DAVE WOODS bemoaned the bloopers committed by his York City Knights side after they lost at arch-rivals Hunslet.

The Knights were well in the game at the John Charles Stadium yesterday but gaffes in defence and, more glaringly, in attack cost them dearly as they lost 34-18 to the Championship One leaders.

They also suffered again at the hands of referee Clint Sharrad, as they trailed 7-0 at half-time in the penalty count, finishing 11-7 down at full-time. Sharrad earned York fans’ wrath with his performance when the Knights lost at Blackpool earlier in the season.

Woods said: “Every time we got back into the game we did something stupid and let them back in again. I’m not happy with it at all. I expect a lot more than that.

“We also played too much one-out rugby. We asked them to mix it up a bit and when we did do it we looked really good with the ball. But we were too content just to carry the ball forward.

Brett Waller and Jack Stearman did good jobs going forward and made lots of yards, but we needed more push with them.”
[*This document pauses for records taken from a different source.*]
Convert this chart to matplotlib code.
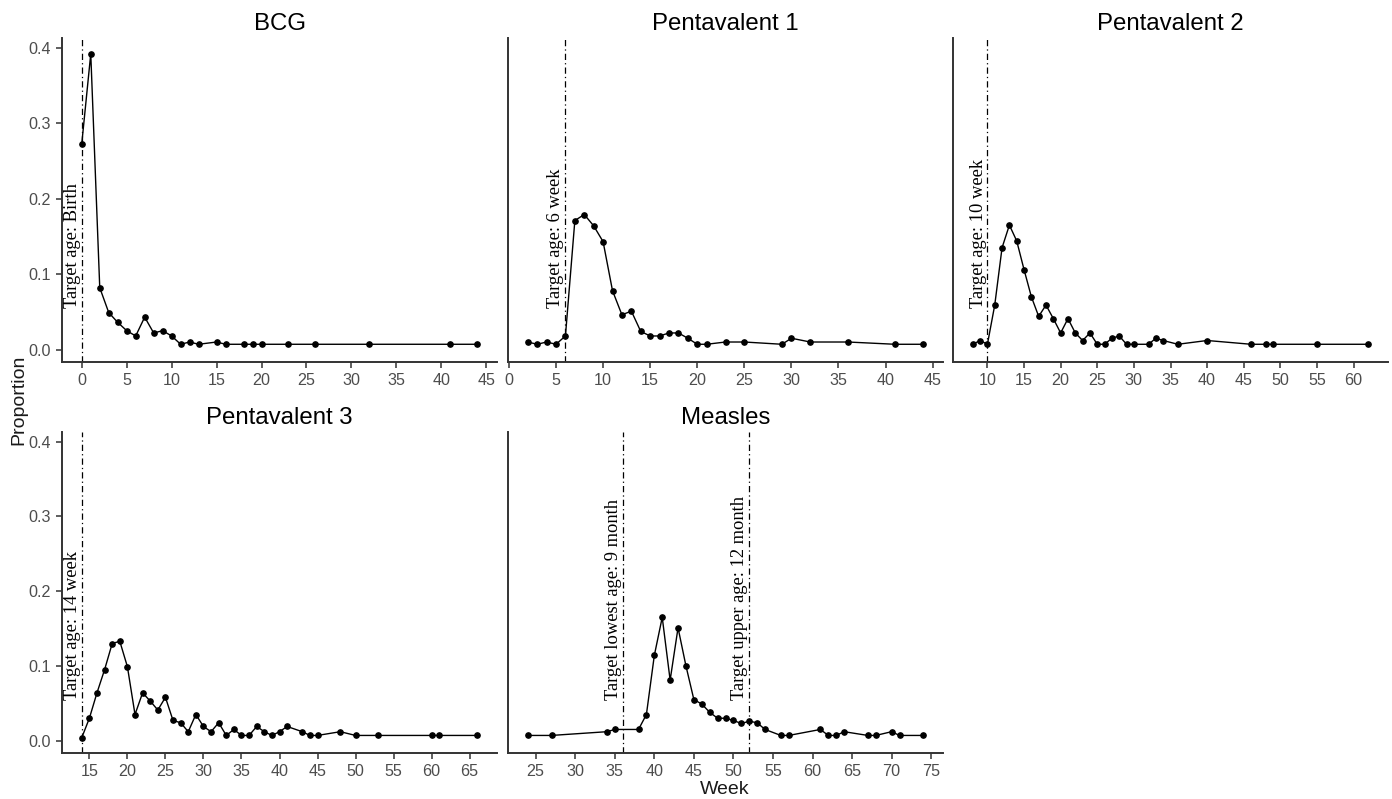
import matplotlib
matplotlib.use("Agg")
import matplotlib.pyplot as plt

# data (week, proportion)
bcg_weeks = [0, 1, 2, 3, 4, 5, 6, 7, 8, 9, 10, 11, 12, 13, 15, 16, 18, 19, 20, 23, 26, 32, 41, 44]
bcg_prop = [0.273, 0.392, 0.082, 0.049, 0.036, 0.025, 0.018, 0.043, 0.022, 0.025, 0.018, 0.007,
            0.010, 0.007, 0.010, 0.007, 0.007, 0.007, 0.007, 0.007, 0.007, 0.007, 0.007, 0.007]

penta1_weeks = [2, 3, 4, 5, 6, 7, 8, 9, 10, 11, 12, 13, 14, 15, 16, 17, 18, 19, 20, 21, 23, 25,
                29, 30, 32, 36, 41, 44]
penta1_prop = [0.010, 0.007, 0.010, 0.007, 0.018, 0.171, 0.179, 0.164, 0.143, 0.078, 0.046, 0.051,
               0.024, 0.018, 0.018, 0.022, 0.022, 0.015, 0.007, 0.007, 0.010, 0.010, 0.007, 0.015,
               0.010, 0.010, 0.007, 0.007]

penta2_weeks = [8, 9, 10, 11, 12, 13, 14, 15, 16, 17, 18, 19, 20, 21, 22, 23, 24, 25, 26, 27, 28,
                29, 30, 32, 33, 34, 36, 40, 46, 48, 49, 55, 62]
penta2_prop = [0.007, 0.012, 0.007, 0.059, 0.135, 0.165, 0.144, 0.106, 0.070, 0.044, 0.059, 0.041,
               0.022, 0.041, 0.022, 0.012, 0.022, 0.007, 0.007, 0.015, 0.018, 0.007, 0.007, 0.007,
               0.015, 0.012, 0.007, 0.012, 0.007, 0.007, 0.007, 0.007, 0.007]

penta3_weeks = [14, 15, 16, 17, 18, 19, 20, 21, 22, 23, 24, 25, 26, 27, 28, 29, 30, 31, 32, 33, 34,
                35, 36, 37, 38, 39, 40, 41, 43, 44, 45, 48, 50, 53, 60, 61, 66]
penta3_prop = [0.004, 0.030, 0.064, 0.095, 0.130, 0.133, 0.099, 0.035, 0.064, 0.053, 0.041, 0.058,
               0.027, 0.024, 0.012, 0.035, 0.019, 0.012, 0.024, 0.007, 0.015, 0.007, 0.007, 0.019,
               0.012, 0.007, 0.012, 0.019, 0.012, 0.007, 0.007, 0.012, 0.007, 0.007, 0.007, 0.007,
               0.007]

measles_weeks = [24, 27, 34, 35, 38, 39, 40, 41, 42, 43, 44, 45, 46, 47, 48, 49, 50, 51, 52, 53, 54,
                 56, 57, 61, 62, 63, 64, 67, 68, 70, 71, 74]
measles_prop = [0.007, 0.007, 0.012, 0.015, 0.015, 0.035, 0.114, 0.165, 0.081, 0.151, 0.100, 0.055,
                0.049, 0.038, 0.030, 0.030, 0.027, 0.023, 0.026, 0.024, 0.015, 0.007, 0.007, 0.015,
                0.007, 0.007, 0.012, 0.007, 0.007, 0.012, 0.007, 0.007]

titles = ["BCG", "Pentavalent 1", "Pentavalent 2", "Pentavalent 3", "Measles"]
all_weeks = [bcg_weeks, penta1_weeks, penta2_weeks, penta3_weeks, measles_weeks]
all_prop = [bcg_prop, penta1_prop, penta2_prop, penta3_prop, measles_prop]
target_weeks = [[0], [6], [10], [14], [36, 52]]
target_labels = [["Target age: Birth"], ["Target age: 6 week"], ["Target age: 10 week"],
                 ["Target age: 14 week"],
                 ["Target lowest age: 9 month", "Target upper age: 12 month"]]
x_ticks = [range(0, 46, 5), range(0, 46, 5), range(10, 61, 5), range(15, 66, 5), range(25, 76, 5)]

W, H = 1392, 799
fig = plt.figure(figsize=(W / 100, H / 100), dpi=100)
plt.rcParams['font.family'] = ['Liberation Sans', 'DejaVu Sans']

col_left = [62, 508, 953]
col_w = 435
rows = [(38, 362), (432, 753)]
positions = [(0, 0), (0, 1), (0, 2), (1, 0), (1, 1)]

tick_col = '#4d4d4d'
for i in range(5):
    r, c = positions[i]
    top, bot = rows[r]
    ax = fig.add_axes([col_left[c] / W, 1 - bot / H, col_w / W, (bot - top) / H])
    wk = all_weeks[i]
    pr = all_prop[i]
    ax.plot(wk, pr, color='black', lw=1.0, marker='o', markersize=3.8, zorder=3)
    for t, lab in zip(target_weeks[i], target_labels[i]):
        ax.axvline(t, color='black', lw=0.9, linestyle=(0, (5, 2.5, 1, 2.5)), zorder=2)
        ax.text(t - 0.1, 0.055, lab, rotation=90, ha='right', va='bottom',
                family=['Liberation Serif', 'DejaVu Serif'], fontsize=13.3, color='black')
    span = max(wk) - min(wk)
    ax.set_xlim(min(wk) - 0.05 * span, max(wk) + 0.05 * span)
    ax.set_ylim(-0.0165, 0.413)
    ax.set_xticks(list(x_ticks[i]))
    ax.set_yticks([0.0, 0.1, 0.2, 0.3, 0.4])
    ax.set_yticklabels(['0.0', '0.1', '0.2', '0.3', '0.4'])
    for s in ['top', 'right']:
        ax.spines[s].set_visible(False)
    for s in ['left', 'bottom']:
        ax.spines[s].set_color('#333333')
        ax.spines[s].set_linewidth(1.4)
    ax.tick_params(axis='both', colors='#333333', labelcolor=tick_col, labelsize=11.6,
                   length=4, width=1.1, pad=4)
    if c != 0:
        ax.tick_params(axis='y', left=False, labelleft=False)
    ax.set_title(titles[i], fontsize=17.3, pad=6, color='black')

fig.text(19 / W, 1 - 400 / H, "Proportion", rotation=90, ha='center', va='center',
         fontsize=14, color='#1a1a1a')
fig.text(725 / W, 1 - 789 / H, "Week", ha='center', va='center', fontsize=14, color='#1a1a1a')

fig.savefig("out.png", dpi=100)
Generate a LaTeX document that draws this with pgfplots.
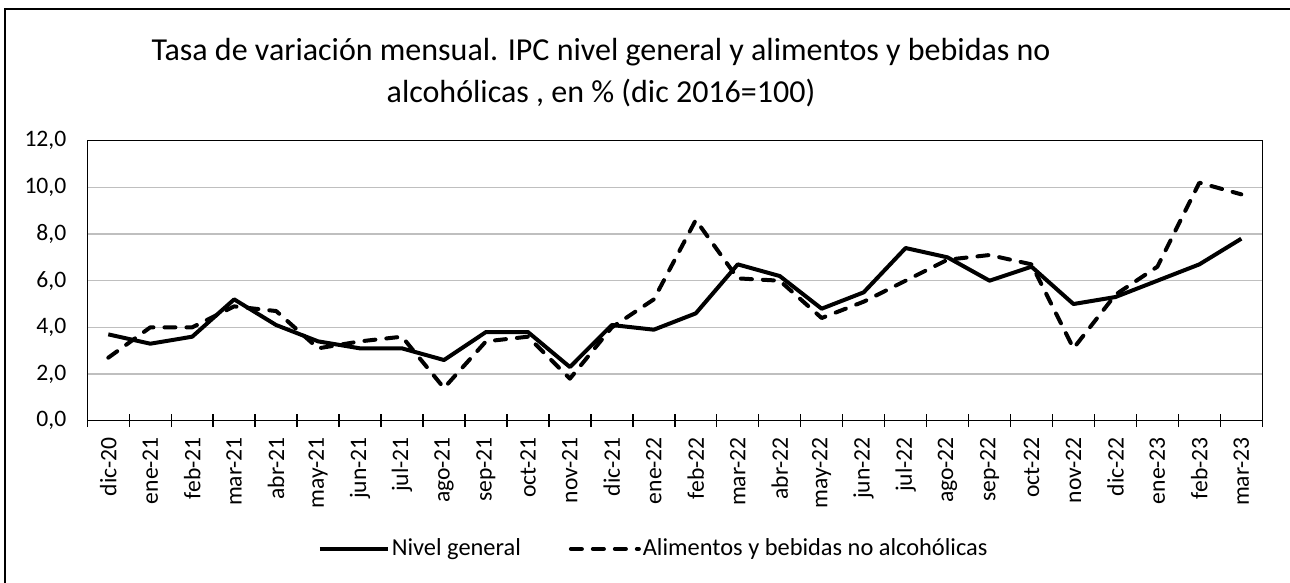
\documentclass[border=0pt]{standalone}
\usepackage{fontspec}
\setmainfont{Carlito}
\usepackage{pgfplots}
\pgfplotsset{compat=1.18}
\begin{document}
\begin{tikzpicture}
\useasboundingbox (0,0) rectangle (645pt,291.5pt);
\fill[white] (0,0) rectangle (645pt,291.5pt);
\draw[line width=0.8pt] (2.5pt,0) -- (2.5pt,287pt) -- (645pt,287pt);
\node[align=center, font=\fontsize{16}{21}\selectfont] at (300.5pt,255pt)
  {Tasa de variación mensual. IPC nivel general y alimentos y bebidas no\\alcohólicas , en \% (dic 2016=100)};
\begin{axis}[
  at={(43.65pt,81.15pt)}, anchor=south west,
  scale only axis, width=587.5pt, height=140pt,
  xmin=-0.5, xmax=27.5, ymin=0, ymax=12,
  ytick={0,2,...,12},
  xtick={0,...,27},
  xticklabels={dic-20,ene-21,feb-21,mar-21,abr-21,may-21,jun-21,jul-21,ago-21,sep-21,oct-21,nov-21,dic-21,ene-22,feb-22,mar-22,abr-22,may-22,jun-22,jul-22,ago-22,sep-22,oct-22,nov-22,dic-22,ene-23,feb-23,mar-23},
  minor xtick={-0.5,0.5,...,27.5},
  xtick pos=bottom,
  major tick length=0pt,
  minor tick length=6.5pt,
  tick align=center,
  xtick style={draw=none},
  minor x tick style={draw=black, line width=0.7pt},
  ytick style={draw=none},
  ymajorgrids,
  major grid style={draw=black!25, line width=0.65pt},
  axis line style={line width=0.7pt},
  /pgf/number format/assume math mode=true,
  yticklabel={\pgfmathprintnumber[fixed,fixed zerofill,precision=1,use comma]{\tick}},
  tick label style={font=\fontsize{11.8}{14}\selectfont},
  yticklabel style={anchor=east, inner sep=0pt},
  yticklabel shift=10.3pt,
  xticklabel style={rotate=90, anchor=east, inner sep=0pt},
  xticklabel shift=8pt,
  legend columns=2,
  legend style={at={(0.482,-0.458)}, anchor=center, draw=none, fill=none,
    font=\fontsize{12.2}{14}\selectfont,
    nodes={inner sep=1pt},
    /tikz/every even column/.append style={column sep=23pt}},
  legend image code/.code={\draw[#1] (0pt,0pt) -- (34pt,0pt);},
]
\addplot[black, line width=2pt, line join=round] coordinates {
(0,3.7) (1,3.3) (2,3.6) (3,5.2) (4,4.1) (5,3.4) (6,3.1) (7,3.1) (8,2.6) (9,3.8)
(10,3.8) (11,2.3) (12,4.1) (13,3.9) (14,4.6) (15,6.7) (16,6.2) (17,4.8) (18,5.5) (19,7.4)
(20,7.0) (21,6.0) (22,6.6) (23,5.0) (24,5.3) (25,6.0) (26,6.7) (27,7.8)};
\addlegendentry{Nivel general}
\addplot[black, line width=2pt, line cap=round, line join=round, dash pattern=on 5.5pt off 5.5pt] coordinates {
(0,2.7) (1,4.0) (2,4.0) (3,4.9) (4,4.7) (5,3.1) (6,3.4) (7,3.6) (8,1.4) (9,3.4)
(10,3.6) (11,1.8) (12,4.0) (13,5.2) (14,8.6) (15,6.1) (16,6.0) (17,4.4) (18,5.1) (19,6.0)
(20,6.9) (21,7.1) (22,6.7) (23,3.1) (24,5.4) (25,6.6) (26,10.2) (27,9.7)};
\addlegendentry{Alimentos y bebidas no alcohólicas}
\end{axis}
\end{tikzpicture}
\end{document}
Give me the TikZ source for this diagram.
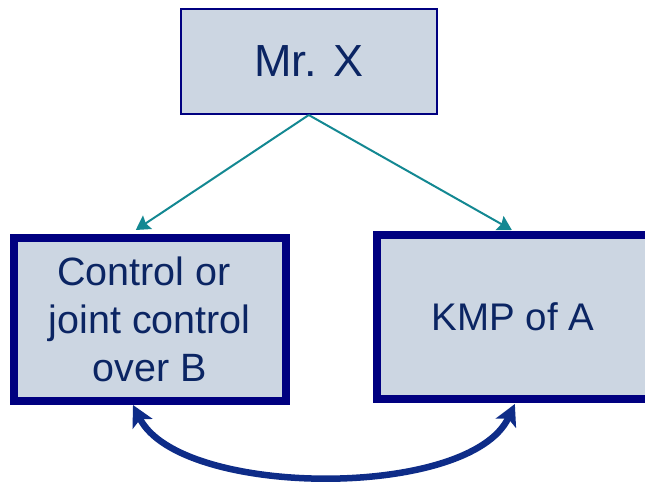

The most notable errors were by full-back Danny Wilson, who, after the Knights had got on top, fumbled a chip on his own goal-line for former Knights player-coach Paul March to steal in and take the Hawks two scores clear again, and prop Nathan Freer, who, with the Knights pressing again, went in at acting-half and kicked the ball out of play.

Woods said: “He (Wilson) took it too easy and you can’t do that. He went up for it and caught it but Paul March took it straight off him. You can’t afford to do things like that.

“Then (when Freer kicked), Jack Lee was at first receiver calling for the ball, and he does that. We took far too many wrong options.”

At least Freer was aware enough to go in at dummy-half. Woods added: “Our reactions weren’t quick or good enough. We’ve been doing work on that but we’ve failed on that yesterday.

Wayne Reittie did some good things but he came up with three poor errors, and you can’t do that.”

Woods added: “They got the Wilson try, they got the two tries going from dummy-half. That’s 18 points just there that we’ve gifted them without them even trying. Yet we were still in the game – that’s what’s so disappointing.

“Hunslet are supposed to be the best in the competition and they had that penalty count and our errors, and we had players out and lost Danny Allan (to concussion). There were all these things and we were still in it.”

Woods admitted he had a word with Mancunian official Sharrad as he walked off at half-time.

“I just mentioned there were two teams,” he said. “We’ve worked really hard on our discipline. One week you only give a penalty away after 30 minutes and only three in the whole game, and the next week you’re about 10-0 down (on the penalty count) at half-time – yet your discipline hasn’t changed that much.

“There was the try from Danny Ratcliffe. It was a planned move so he knows he has to stay on-side but they called him offside.

“Some of his decisions were really ordinary.”